> Your task
Pull out every line containing the string "this".

──────── Data shown

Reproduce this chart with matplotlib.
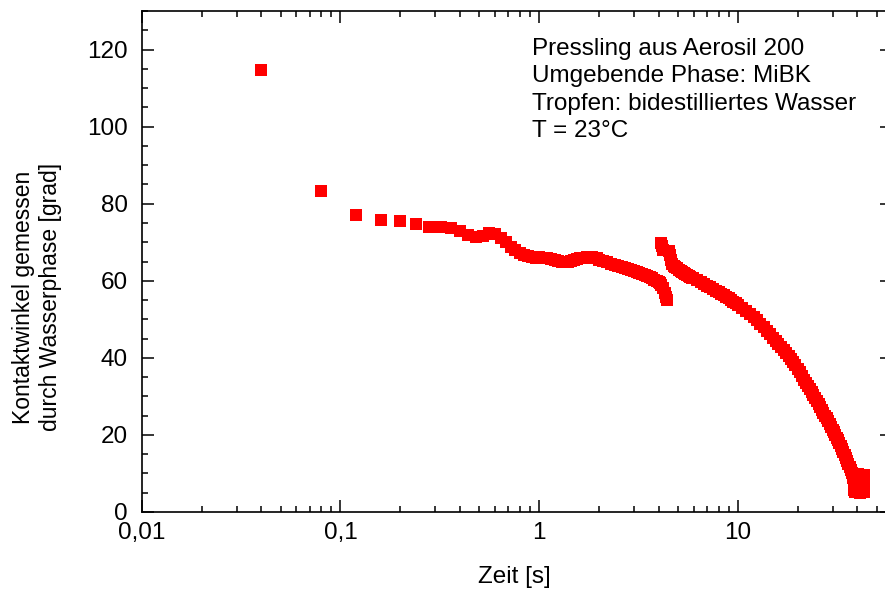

────────────────
──────── Data shown

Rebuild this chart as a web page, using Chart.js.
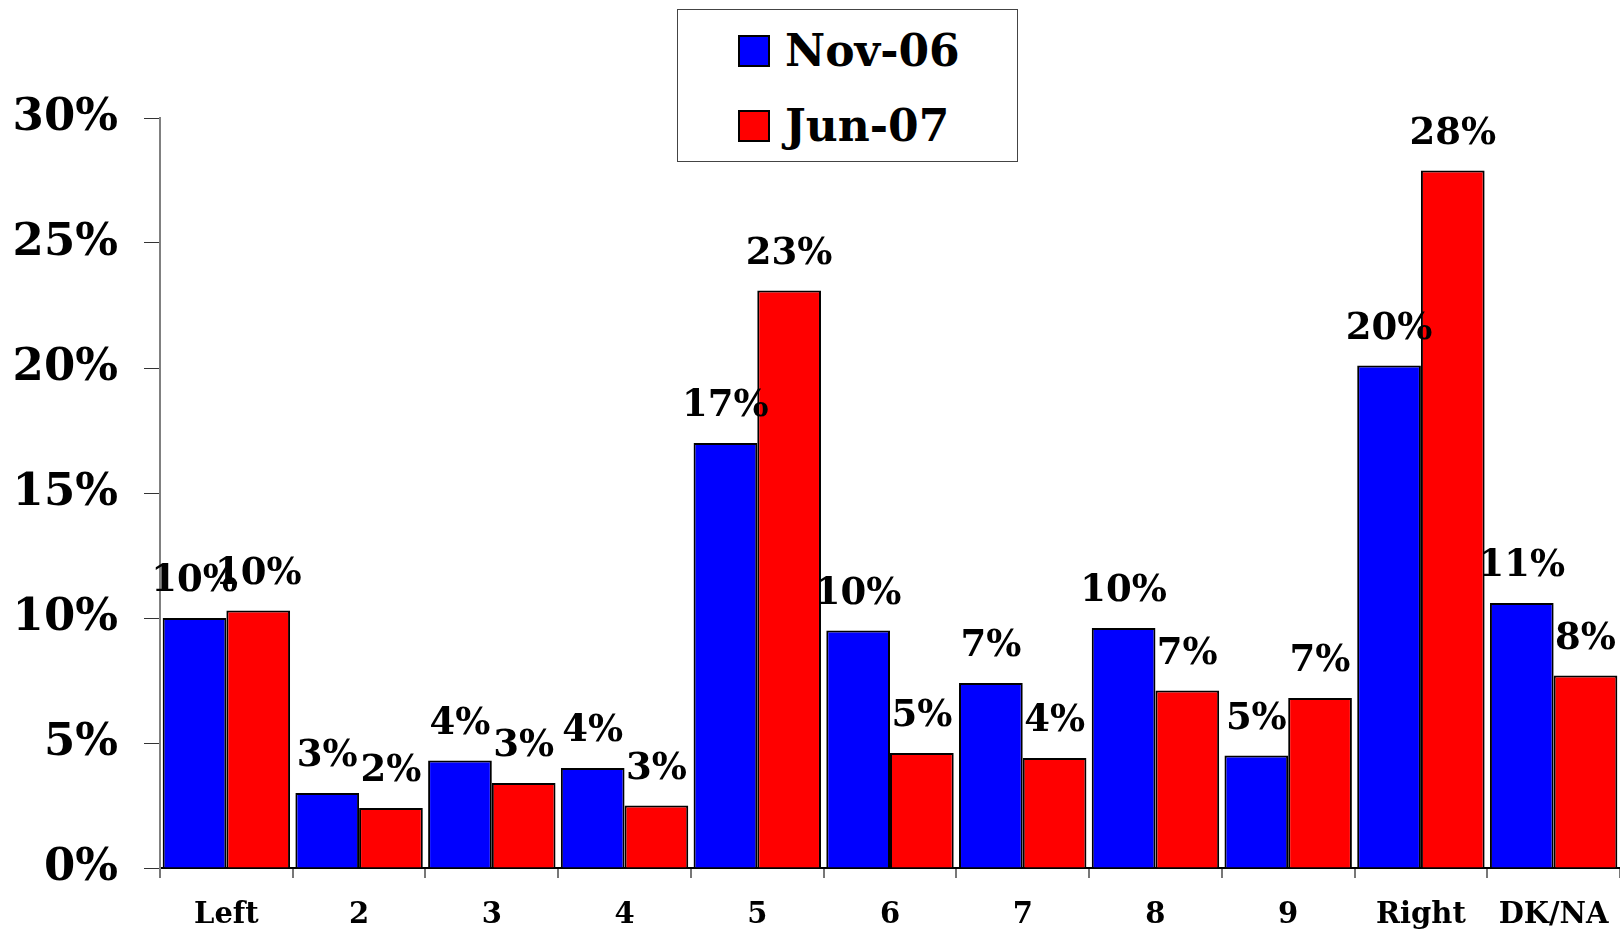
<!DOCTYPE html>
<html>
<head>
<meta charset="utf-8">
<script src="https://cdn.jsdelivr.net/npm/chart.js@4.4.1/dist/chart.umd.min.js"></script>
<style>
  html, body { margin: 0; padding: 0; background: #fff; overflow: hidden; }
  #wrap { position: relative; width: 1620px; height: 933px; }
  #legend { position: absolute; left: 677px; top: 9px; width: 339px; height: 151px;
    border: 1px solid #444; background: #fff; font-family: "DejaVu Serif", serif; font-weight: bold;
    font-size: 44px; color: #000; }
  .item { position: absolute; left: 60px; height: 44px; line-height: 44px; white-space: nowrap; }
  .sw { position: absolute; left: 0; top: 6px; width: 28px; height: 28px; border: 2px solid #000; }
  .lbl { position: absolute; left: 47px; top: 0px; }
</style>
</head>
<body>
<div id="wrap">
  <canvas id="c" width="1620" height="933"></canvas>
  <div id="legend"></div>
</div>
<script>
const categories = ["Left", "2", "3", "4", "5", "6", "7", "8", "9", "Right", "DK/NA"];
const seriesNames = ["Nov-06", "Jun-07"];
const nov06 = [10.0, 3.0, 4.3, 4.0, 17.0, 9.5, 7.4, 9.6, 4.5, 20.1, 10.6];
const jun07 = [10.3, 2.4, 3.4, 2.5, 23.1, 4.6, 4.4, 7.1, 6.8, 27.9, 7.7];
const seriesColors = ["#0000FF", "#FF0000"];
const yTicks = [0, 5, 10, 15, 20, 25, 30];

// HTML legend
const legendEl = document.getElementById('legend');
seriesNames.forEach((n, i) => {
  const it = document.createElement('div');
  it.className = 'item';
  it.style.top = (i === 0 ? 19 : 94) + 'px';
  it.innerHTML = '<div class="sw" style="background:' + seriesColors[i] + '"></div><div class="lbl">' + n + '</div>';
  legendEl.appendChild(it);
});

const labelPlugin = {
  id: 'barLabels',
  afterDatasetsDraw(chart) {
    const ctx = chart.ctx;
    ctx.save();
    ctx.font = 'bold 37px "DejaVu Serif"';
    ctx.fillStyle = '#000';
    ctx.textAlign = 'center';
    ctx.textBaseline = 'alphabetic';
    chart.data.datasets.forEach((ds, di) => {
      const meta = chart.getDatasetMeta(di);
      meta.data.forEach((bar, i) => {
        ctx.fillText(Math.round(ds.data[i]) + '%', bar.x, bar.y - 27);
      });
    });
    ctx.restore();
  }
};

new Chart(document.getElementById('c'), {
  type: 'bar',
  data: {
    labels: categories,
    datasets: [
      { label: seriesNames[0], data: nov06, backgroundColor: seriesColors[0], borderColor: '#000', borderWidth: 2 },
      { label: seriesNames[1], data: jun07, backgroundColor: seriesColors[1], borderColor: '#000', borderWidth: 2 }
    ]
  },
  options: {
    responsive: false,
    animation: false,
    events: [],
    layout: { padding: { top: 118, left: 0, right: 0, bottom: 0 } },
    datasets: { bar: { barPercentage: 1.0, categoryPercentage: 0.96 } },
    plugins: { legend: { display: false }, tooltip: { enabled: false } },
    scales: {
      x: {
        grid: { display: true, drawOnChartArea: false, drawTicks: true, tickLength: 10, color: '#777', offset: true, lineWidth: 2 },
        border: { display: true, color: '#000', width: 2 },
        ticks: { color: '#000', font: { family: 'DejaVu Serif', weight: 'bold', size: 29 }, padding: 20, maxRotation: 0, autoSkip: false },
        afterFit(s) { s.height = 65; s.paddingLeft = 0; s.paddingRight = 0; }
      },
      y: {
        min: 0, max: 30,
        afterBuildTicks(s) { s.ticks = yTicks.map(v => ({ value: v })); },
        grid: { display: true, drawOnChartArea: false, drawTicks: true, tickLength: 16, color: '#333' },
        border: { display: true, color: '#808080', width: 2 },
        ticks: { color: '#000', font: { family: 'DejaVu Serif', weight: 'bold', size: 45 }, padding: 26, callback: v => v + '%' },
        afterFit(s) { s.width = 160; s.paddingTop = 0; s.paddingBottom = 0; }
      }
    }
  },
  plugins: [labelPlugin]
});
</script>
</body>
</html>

────────────────

> Completed task
Reproduce this chart with matplotlib.
Rebuild this chart as a web page, using Chart.js.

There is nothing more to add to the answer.